Zudem habe sie sich den KI-generierten Output auch zu eigen gemacht und für Nutzer der Plattform erkennbar die inhaltliche Verantwortung übernommen.
Da insoweit auch eine Wiederholungsgefahr drohe, sei die Beklagte auf Unterlassung und Erstattung der außergerichtlichen Rechtsanwaltskosten zu verurteilen.

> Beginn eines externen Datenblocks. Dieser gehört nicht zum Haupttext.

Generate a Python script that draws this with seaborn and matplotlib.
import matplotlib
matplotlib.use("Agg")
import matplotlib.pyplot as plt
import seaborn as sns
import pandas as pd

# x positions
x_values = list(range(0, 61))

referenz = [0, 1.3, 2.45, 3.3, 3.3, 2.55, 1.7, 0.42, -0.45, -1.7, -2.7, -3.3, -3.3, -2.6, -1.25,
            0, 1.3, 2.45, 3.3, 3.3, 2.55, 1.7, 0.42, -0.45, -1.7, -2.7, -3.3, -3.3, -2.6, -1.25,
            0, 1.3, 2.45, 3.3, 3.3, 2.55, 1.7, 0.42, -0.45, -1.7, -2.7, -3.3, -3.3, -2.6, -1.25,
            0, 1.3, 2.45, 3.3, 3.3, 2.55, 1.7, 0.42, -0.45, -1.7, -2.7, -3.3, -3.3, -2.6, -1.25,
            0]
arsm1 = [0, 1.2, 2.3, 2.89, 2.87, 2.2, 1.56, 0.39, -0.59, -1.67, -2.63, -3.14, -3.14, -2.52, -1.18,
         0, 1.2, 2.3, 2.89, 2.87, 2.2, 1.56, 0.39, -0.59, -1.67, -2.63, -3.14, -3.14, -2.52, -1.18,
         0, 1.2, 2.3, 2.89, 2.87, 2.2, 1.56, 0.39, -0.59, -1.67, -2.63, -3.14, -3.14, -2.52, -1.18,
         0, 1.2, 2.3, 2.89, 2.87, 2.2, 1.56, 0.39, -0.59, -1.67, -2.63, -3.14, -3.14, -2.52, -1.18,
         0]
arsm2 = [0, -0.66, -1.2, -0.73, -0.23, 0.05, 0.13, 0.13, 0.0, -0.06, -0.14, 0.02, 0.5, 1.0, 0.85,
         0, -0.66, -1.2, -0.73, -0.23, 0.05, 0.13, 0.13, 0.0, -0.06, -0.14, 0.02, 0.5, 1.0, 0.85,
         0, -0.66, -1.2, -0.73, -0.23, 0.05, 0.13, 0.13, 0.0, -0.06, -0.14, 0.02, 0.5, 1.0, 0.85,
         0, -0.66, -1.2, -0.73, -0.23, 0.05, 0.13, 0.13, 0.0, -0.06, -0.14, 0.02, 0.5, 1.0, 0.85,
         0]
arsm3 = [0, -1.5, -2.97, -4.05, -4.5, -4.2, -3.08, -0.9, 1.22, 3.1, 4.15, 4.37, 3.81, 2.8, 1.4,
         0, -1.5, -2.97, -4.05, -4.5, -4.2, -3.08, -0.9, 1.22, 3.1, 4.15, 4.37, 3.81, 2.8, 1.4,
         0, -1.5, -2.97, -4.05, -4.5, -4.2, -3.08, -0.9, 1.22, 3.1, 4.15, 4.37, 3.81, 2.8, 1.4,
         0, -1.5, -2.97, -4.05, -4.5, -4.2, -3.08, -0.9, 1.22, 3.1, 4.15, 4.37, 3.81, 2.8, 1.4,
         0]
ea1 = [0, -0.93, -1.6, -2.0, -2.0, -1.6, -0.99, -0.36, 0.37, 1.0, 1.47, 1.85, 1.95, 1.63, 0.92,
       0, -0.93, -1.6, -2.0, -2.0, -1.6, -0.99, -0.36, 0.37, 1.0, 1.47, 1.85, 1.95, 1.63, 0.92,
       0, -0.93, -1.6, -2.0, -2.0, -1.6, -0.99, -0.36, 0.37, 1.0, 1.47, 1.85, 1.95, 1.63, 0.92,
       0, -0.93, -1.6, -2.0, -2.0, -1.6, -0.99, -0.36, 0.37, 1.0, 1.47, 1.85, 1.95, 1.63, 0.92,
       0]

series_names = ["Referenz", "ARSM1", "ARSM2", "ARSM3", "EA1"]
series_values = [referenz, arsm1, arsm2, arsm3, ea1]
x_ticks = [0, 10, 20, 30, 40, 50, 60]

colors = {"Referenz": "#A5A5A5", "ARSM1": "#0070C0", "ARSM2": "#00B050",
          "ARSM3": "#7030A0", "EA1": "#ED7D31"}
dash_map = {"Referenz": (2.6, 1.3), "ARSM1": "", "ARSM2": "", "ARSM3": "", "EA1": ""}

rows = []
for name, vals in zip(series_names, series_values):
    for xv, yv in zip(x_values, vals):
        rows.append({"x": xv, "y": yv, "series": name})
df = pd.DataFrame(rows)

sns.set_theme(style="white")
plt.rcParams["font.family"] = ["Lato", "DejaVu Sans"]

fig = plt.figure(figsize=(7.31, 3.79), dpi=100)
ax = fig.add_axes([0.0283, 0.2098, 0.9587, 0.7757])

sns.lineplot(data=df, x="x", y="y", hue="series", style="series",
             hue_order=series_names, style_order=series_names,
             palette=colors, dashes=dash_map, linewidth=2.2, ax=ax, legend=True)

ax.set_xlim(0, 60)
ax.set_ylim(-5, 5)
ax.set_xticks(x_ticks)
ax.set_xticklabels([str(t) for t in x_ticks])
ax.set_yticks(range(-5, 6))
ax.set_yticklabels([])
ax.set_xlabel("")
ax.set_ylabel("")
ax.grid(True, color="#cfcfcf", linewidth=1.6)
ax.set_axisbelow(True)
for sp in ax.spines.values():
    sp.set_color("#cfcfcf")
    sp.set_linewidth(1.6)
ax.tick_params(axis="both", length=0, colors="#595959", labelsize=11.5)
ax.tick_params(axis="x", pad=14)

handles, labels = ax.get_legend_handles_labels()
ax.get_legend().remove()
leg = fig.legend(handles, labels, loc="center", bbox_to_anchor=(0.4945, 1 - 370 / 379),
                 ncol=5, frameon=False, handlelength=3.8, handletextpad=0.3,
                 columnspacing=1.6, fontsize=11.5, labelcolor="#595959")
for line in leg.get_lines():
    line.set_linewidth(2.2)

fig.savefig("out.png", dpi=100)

4. Fazit / Handlungsempfehlung
Es handelt sich bei dem Urteil -meines Wissens nach- um eines der ersten Urteile in Deutschland, das sich mit der Haftung durch KI-generierte Inhalte befasst. Unternehmen, die KI einsetzen, sollten sich frühzeitig mit den rechtlichen Risiken auseinandersetzen und entsprechende Maßnahmen ergreifen, um das Haftungsrisiko zumindest zu minimieren. Zu denken ist insoweit unter anderem an
– erhöhte Sorgfaltspflichten bei der Auswahl, Konfiguration und Überwachung der eingesetzten KI
– die Umsetzung von Transparenzpflichten in Bezug auf Art und Umfang des Einsatzes von KI
– die Überprüfung, ob entsprechende Risiken ggfs. durch Versicherungen abgedeckt sind.